30 de setembro de 2017

Coluna Liberal


Do Estado de Direito Democrático e das suas virtudes
-O senhor quer fatura com contribuinte?
Pergunta o empregado de balcão da loja ao cliente.
-Não! Responde o cliente. E prossegue: O Estado não tem que saber onde estive, o que ando a fazer e muito menos deve saber onde e quanto gasto do meu dinheiro.
Não há, nos dias que correm, melhor forma de afirmar e de garantir a liberdade individual do que se proteger do Estado, omnipotente e omnipresente que se foi construindo ao longo dos últimos 50 anos. Na verdade, os grandes males que a esquerda e a direita – mais a primeira do que a segunda - “controleiras“ infligiram sobre as sociedades modernas (o estado é de facto uma invenção moderna) foi a ideia de que o Estado não existe para servir os cidadãos mas sim o inverso. É verdade que não devemos centrar a nossa vida na polis perguntado o que pode a polis pode fazer por nós mas sim o que podemos nós fazer pela polis, ficou celebre e faz todo o sentido, a frase de Kennedy “não perguntes o que a Pátria pode fazer por ti pergunta antes o que tu podes fazer pela Pátria”. No entanto, não pode o cidadão andar permanentemente a ser perseguido pelos agentes do estado como se de um pervertido criminoso se tratasse nem pode o cidadão ser escravo das voracidades do Estado e dos seus agentes.
Ora o que melhor podemos fazer pela Pátria/Nação/Estado é participar da sua gestão das suas decisões, das suas contradições e das suas certezas. A participação politica, seja ela a que nível for, é a nossa melhor forma de afirmar a nossa liberdade e de garantir as melhores decisões, mesmo que essa participação cívica não vá além do ato de votar
O Estado de Direito Democrático é um produto do liberalismo. Para os liberais – onde nos incluímos- só os Estado de direito é capaz de garantir as liberdades individuais, a proteção de uns em relação aos outros ( o homo homini lupus de que nos fala Hobbes) e a propriedade privada.
Para que tal seja possível, as regras do estado devem ser claras, abrangentes e aplicáveis a todos os cidadãos sem diferenciação sem descriminações positivas ou negativas, simples e de compreensão facilitada.

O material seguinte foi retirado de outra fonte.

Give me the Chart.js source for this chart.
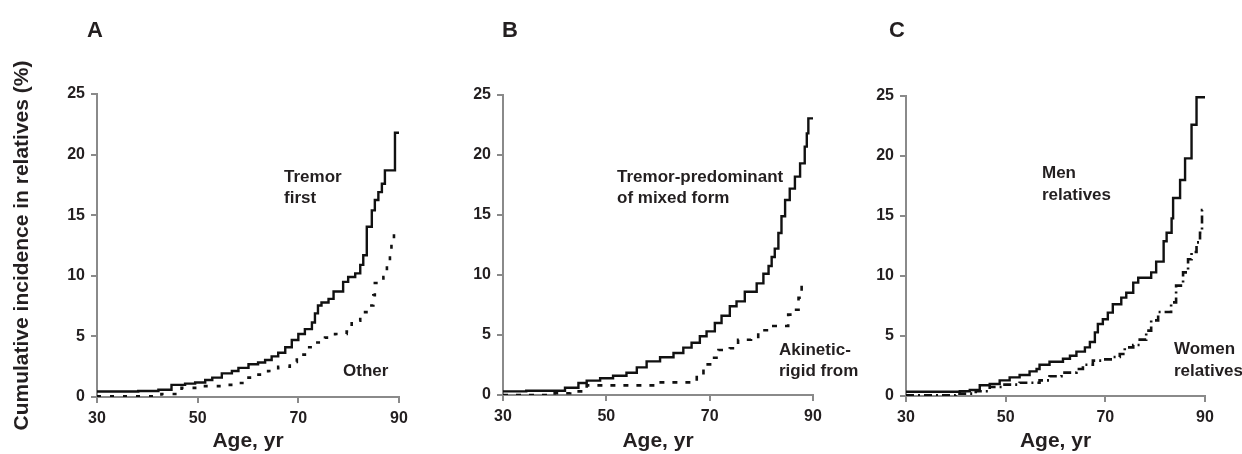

Nas sociedades contemporâneas que melhor conhecemos e onde nos relacionamos, nomeadamente nos países da União Europeia, infelizmente, esses princípios do Estado de Direito Democrático e Liberal têm sofrido uma enorme erosão que nos tem trazido a conflitos e cisões sociais cada vez mais difíceis de combater e dirimir. No entanto, há ainda muitos grupos políticos que insistem em repetir à saciedade que as sociedades contemporâneas carecem de mais regulação e regulamentação, de mais descriminações positivas, de mais cisões.
Em nome de questões como a segurança interna, a luta contra o terrorismo, a defesa das minorias ou a simples proteção do “bicho papão” que é o capitalismo os mais básicos princípios e preceitos do Estado de Direito Democrático estão a sofrer, desde há algum tempo, na França, na Alemanha e em outros países da União, um desgaste enorme, descurando assim, a proteção da informação individual e a proteção dos direitos e liberdades individuais.
A construção de um edifício legislativo por reação a um problema ou a uma questão social, diz-nos a história, não traz vantagens, bem pelo contrário. Quando o Estado legisla por necessidade (status necessitatis) essa legislação tende a ser fundamentada em juízos subjetivos já que o próprio conceito de necessidade, neste caso, é todo ele subjetivo face àquilo que se pretende seja alcançado.
Em 2016 o Conselho da Europa, na decorrência da declaração do Estado de Emergência em França em finais de 2015 (13 de novembro), alertou para os perigos que mecanismos políticos e judiciais como são a declaração do Estado de Emergência ou o Estado de Exceção, constituem para própria democracia por confundirem, não raras vezes, o facto e a necessidade de o prevenir com o próprio direto ou seja com a necessidade da norma para cumprir ou revogar as lacunas de outra norma. Os totalitarismos aplaudem.
Nunca é de mais lembrar nem sequer exagerado recordar que foi o Estado de Exceção, Estado de Emergência ou Estado de Necessidade ( cada um escolha  terminologia que melhor lhe soar) que permitiu a construção dos mais vis totalitarismos que a Europa viveu em todo o século XX, na Alemanha, em Itália, em Espanha e até, se quisermos, em Portugal.